* Start ENTRIES SHOWN *
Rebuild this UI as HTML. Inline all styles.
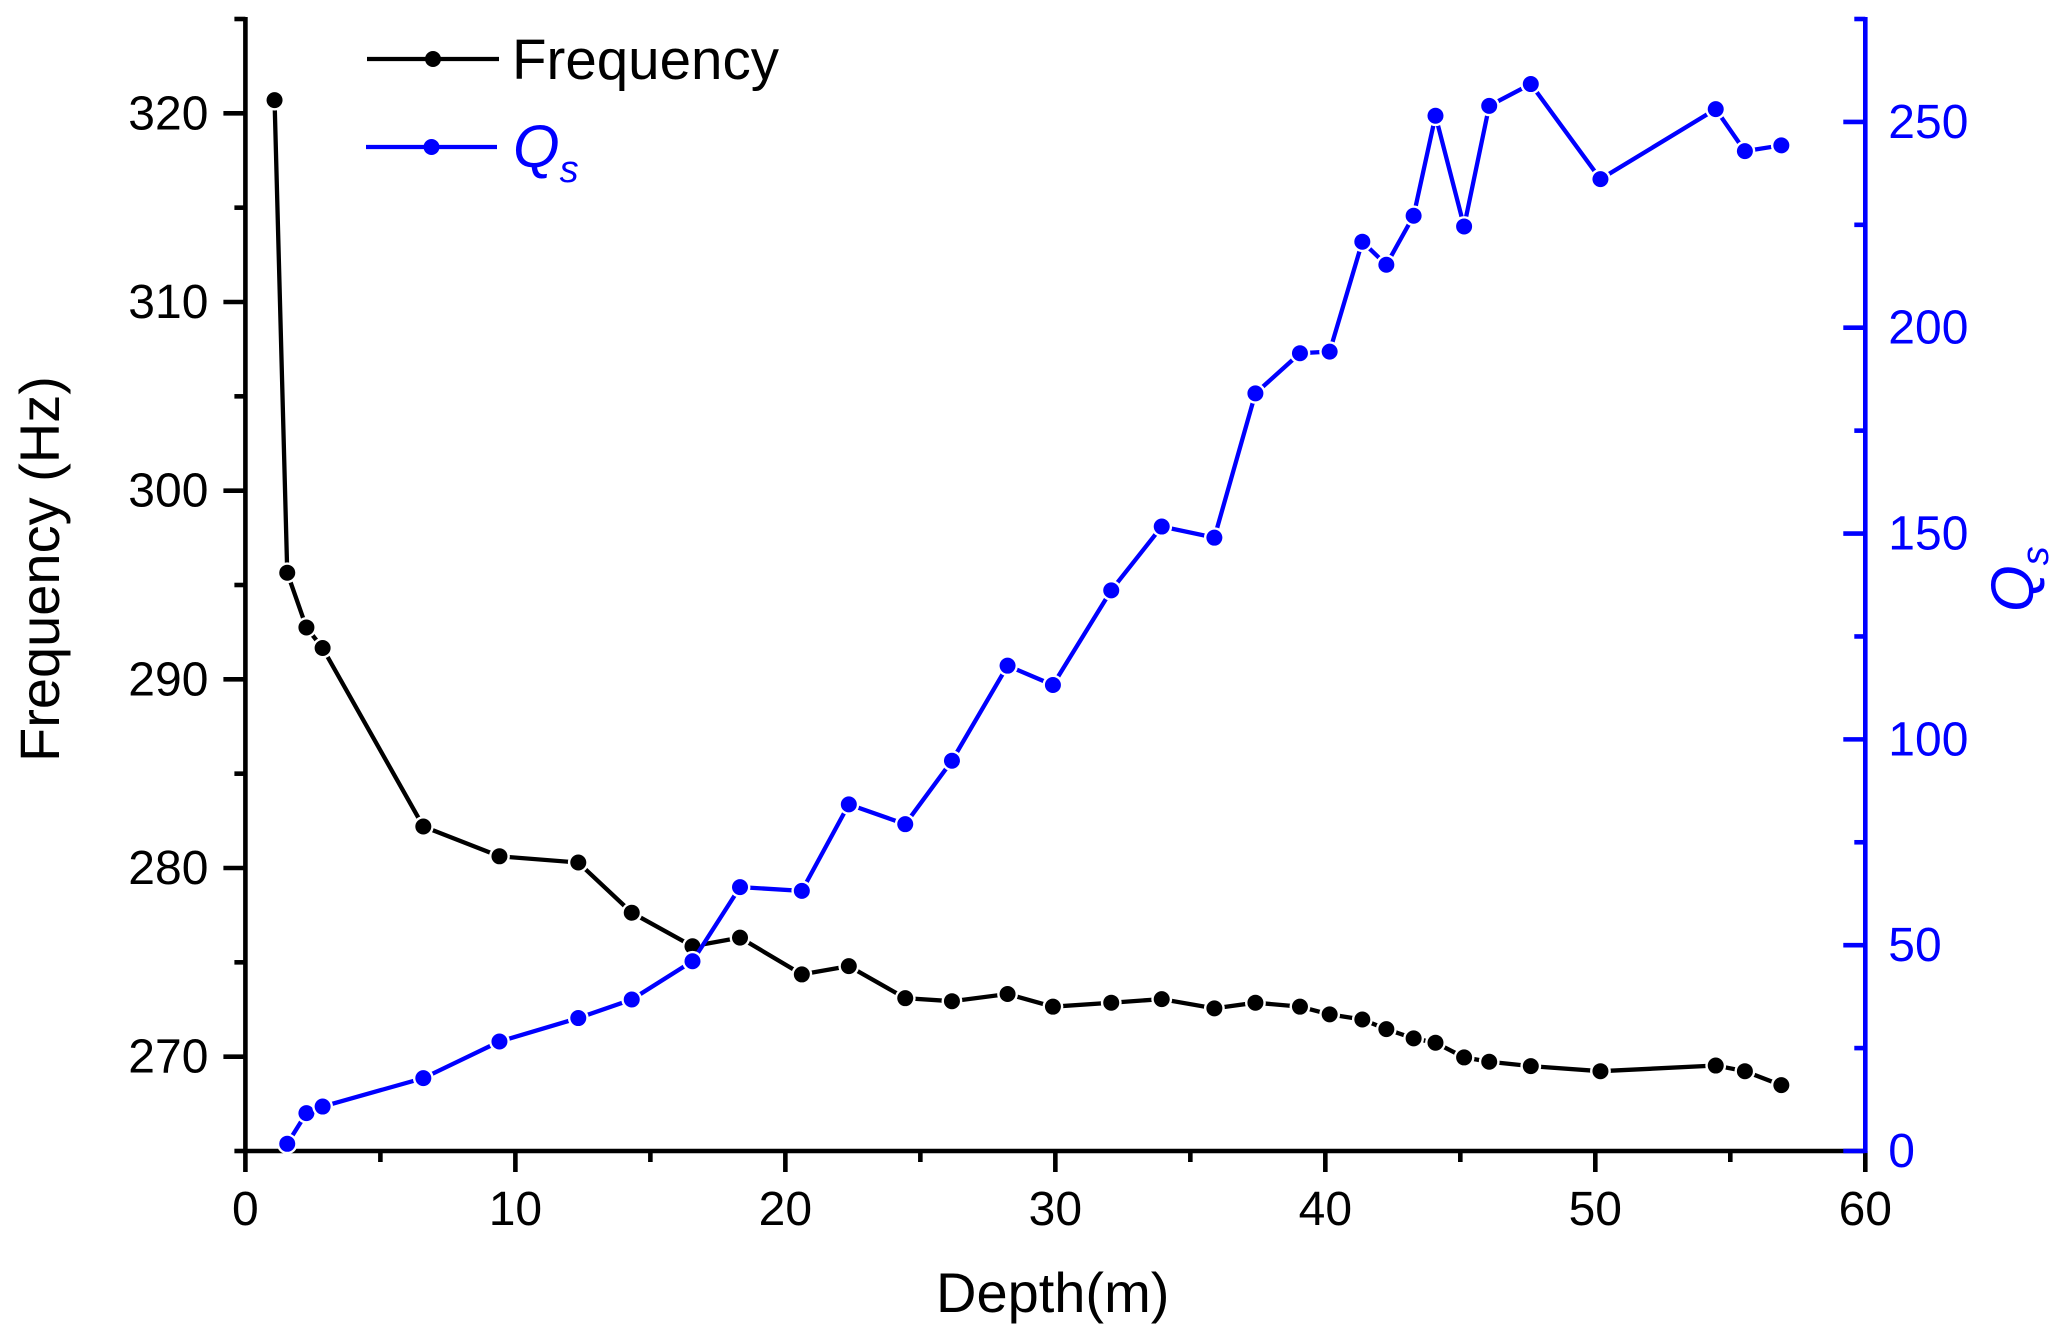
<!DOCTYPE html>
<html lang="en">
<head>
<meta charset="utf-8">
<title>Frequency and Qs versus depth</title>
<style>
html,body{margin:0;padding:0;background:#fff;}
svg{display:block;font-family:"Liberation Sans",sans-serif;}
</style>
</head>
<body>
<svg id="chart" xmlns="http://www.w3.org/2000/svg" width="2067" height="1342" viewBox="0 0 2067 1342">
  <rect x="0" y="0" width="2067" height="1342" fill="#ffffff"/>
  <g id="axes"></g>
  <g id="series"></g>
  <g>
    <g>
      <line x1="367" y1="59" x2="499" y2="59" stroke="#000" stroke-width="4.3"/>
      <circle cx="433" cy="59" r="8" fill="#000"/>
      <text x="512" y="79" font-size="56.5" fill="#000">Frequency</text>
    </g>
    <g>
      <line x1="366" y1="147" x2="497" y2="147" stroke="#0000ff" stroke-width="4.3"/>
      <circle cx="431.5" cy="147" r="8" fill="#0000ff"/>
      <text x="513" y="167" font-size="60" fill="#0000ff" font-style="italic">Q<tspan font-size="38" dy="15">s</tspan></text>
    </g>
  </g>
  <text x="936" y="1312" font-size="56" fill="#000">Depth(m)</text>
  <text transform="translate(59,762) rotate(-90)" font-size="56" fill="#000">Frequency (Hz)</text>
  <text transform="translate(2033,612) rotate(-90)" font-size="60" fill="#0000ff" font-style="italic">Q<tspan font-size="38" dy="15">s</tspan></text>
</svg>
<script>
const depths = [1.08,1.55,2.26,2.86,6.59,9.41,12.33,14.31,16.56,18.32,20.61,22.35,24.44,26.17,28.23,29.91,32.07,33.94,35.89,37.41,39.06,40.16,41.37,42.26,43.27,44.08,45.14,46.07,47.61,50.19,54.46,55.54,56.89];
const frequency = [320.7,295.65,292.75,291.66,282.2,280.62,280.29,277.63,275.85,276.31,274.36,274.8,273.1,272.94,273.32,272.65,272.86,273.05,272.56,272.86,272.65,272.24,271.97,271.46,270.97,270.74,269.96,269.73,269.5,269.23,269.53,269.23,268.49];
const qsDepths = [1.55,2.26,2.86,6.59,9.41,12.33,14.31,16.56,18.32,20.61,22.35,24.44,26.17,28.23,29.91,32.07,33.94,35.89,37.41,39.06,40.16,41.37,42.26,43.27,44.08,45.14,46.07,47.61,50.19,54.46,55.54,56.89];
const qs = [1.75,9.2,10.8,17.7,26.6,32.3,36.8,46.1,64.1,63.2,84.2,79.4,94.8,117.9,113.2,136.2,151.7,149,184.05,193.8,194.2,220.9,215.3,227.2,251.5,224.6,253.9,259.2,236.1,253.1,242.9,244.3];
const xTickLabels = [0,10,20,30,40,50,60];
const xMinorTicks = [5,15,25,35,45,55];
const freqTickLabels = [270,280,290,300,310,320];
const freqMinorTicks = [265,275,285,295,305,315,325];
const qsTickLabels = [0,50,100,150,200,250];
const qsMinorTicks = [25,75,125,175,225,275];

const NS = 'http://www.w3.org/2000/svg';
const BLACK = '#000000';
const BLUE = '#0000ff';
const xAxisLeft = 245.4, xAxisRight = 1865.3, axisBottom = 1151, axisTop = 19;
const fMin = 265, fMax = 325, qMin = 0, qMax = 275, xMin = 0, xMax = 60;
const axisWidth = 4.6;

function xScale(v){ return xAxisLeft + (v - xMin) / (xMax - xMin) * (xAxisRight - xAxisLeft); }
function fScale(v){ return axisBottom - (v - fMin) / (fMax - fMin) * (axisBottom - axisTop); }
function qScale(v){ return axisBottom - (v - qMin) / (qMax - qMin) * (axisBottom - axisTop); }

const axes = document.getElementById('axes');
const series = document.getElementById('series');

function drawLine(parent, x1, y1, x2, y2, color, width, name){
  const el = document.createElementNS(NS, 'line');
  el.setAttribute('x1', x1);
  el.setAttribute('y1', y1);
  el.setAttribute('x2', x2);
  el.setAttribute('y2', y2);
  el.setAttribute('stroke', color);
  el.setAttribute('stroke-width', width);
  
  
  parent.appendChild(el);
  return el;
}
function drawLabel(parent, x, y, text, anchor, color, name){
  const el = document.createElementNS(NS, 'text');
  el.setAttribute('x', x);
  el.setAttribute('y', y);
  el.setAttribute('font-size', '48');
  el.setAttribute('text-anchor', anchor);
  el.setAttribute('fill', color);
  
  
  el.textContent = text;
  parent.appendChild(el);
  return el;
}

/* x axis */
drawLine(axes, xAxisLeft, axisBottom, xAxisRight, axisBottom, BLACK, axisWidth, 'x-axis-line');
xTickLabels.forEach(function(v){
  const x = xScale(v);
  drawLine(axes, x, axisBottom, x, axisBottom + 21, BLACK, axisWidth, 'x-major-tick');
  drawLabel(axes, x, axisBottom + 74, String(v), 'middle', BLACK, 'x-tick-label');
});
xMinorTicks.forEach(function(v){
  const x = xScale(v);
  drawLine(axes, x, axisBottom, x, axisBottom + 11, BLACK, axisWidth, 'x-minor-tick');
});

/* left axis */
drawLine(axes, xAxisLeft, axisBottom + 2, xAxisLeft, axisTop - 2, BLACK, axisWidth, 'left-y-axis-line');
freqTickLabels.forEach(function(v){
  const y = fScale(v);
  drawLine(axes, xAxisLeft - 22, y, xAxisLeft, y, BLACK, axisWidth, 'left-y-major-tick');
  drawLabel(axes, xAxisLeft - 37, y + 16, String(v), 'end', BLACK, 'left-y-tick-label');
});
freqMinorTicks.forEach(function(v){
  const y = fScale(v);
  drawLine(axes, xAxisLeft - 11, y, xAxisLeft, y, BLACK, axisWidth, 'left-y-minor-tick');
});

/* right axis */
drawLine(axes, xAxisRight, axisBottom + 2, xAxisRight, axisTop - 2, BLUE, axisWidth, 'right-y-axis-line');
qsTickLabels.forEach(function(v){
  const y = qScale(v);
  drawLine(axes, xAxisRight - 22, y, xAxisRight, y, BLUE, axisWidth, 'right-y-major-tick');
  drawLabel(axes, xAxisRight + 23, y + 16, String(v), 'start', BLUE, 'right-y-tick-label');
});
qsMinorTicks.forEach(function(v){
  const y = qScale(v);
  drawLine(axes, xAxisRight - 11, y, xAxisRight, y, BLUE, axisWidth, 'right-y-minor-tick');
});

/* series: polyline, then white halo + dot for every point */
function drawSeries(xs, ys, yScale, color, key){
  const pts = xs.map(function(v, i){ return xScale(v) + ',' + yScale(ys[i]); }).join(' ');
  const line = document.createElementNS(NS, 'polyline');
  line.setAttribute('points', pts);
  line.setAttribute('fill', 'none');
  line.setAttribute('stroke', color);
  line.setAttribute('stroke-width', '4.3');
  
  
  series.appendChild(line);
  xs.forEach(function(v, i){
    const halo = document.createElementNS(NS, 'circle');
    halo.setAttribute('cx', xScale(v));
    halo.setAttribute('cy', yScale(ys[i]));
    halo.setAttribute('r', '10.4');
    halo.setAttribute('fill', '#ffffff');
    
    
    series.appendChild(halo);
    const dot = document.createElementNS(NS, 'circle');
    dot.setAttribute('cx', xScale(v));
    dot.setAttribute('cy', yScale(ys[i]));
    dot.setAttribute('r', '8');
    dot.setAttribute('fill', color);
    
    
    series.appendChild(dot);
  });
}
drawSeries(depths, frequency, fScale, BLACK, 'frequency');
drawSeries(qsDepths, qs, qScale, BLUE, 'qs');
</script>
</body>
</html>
* End ENTRIES SHOWN *
* Start ENTRIES SHOWN *
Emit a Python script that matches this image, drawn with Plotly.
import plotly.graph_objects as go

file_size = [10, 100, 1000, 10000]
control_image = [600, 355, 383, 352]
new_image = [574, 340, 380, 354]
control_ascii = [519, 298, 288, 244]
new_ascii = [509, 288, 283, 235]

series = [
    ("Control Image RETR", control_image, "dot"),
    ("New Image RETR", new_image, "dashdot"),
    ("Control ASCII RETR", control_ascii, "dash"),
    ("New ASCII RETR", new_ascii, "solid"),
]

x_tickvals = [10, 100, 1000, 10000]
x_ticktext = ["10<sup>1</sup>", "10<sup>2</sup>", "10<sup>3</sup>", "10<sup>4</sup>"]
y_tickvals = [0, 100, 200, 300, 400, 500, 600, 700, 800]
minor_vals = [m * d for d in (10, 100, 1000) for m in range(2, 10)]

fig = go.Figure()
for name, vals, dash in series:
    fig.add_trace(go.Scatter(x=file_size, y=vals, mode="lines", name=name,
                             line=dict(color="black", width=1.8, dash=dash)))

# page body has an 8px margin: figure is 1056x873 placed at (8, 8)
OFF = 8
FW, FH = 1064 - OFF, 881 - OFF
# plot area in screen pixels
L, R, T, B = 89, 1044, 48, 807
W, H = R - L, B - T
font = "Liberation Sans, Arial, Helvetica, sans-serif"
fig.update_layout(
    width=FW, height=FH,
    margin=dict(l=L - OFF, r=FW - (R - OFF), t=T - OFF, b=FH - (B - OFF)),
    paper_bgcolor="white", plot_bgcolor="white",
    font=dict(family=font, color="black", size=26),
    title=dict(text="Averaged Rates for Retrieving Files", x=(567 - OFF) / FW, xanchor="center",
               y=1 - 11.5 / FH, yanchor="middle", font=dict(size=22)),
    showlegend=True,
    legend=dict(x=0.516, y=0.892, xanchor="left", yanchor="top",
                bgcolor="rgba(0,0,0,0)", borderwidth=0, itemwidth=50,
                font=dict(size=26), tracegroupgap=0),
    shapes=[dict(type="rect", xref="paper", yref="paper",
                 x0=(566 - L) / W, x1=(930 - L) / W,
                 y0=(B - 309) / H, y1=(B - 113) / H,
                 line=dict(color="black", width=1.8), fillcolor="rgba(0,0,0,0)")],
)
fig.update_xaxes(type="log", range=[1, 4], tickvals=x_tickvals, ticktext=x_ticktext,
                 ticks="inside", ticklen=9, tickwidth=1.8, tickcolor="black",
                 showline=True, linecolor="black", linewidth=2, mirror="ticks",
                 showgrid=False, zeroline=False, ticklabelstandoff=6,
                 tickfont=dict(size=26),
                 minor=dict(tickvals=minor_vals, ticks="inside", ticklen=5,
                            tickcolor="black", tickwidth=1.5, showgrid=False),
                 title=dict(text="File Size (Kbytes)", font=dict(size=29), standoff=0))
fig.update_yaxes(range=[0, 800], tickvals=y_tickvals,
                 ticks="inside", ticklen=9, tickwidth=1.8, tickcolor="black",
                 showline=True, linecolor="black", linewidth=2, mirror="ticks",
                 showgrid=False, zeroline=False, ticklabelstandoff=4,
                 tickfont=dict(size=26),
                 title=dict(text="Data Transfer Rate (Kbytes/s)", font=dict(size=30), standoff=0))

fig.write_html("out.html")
* End ENTRIES SHOWN *
--- PROBLEM TO WORK ON ---
Quote the listing above, but only from the line that shows "Emit a Python" through the line that shows "minor_vals = [m".

--- EXERCISE RESPONSE ---
Emit a Python script that matches this image, drawn with Plotly.
import plotly.graph_objects as go

file_size = [10, 100, 1000, 10000]
control_image = [600, 355, 383, 352]
new_image = [574, 340, 380, 354]
control_ascii = [519, 298, 288, 244]
new_ascii = [509, 288, 283, 235]

series = [
    ("Control Image RETR", control_image, "dot"),
    ("New Image RETR", new_image, "dashdot"),
    ("Control ASCII RETR", control_ascii, "dash"),
    ("New ASCII RETR", new_ascii, "solid"),
]

x_tickvals = [10, 100, 1000, 10000]
x_ticktext = ["10<sup>1</sup>", "10<sup>2</sup>", "10<sup>3</sup>", "10<sup>4</sup>"]
y_tickvals = [0, 100, 200, 300, 400, 500, 600, 700, 800]
minor_vals = [m * d for d in (10, 100, 1000) for m in range(2, 10)]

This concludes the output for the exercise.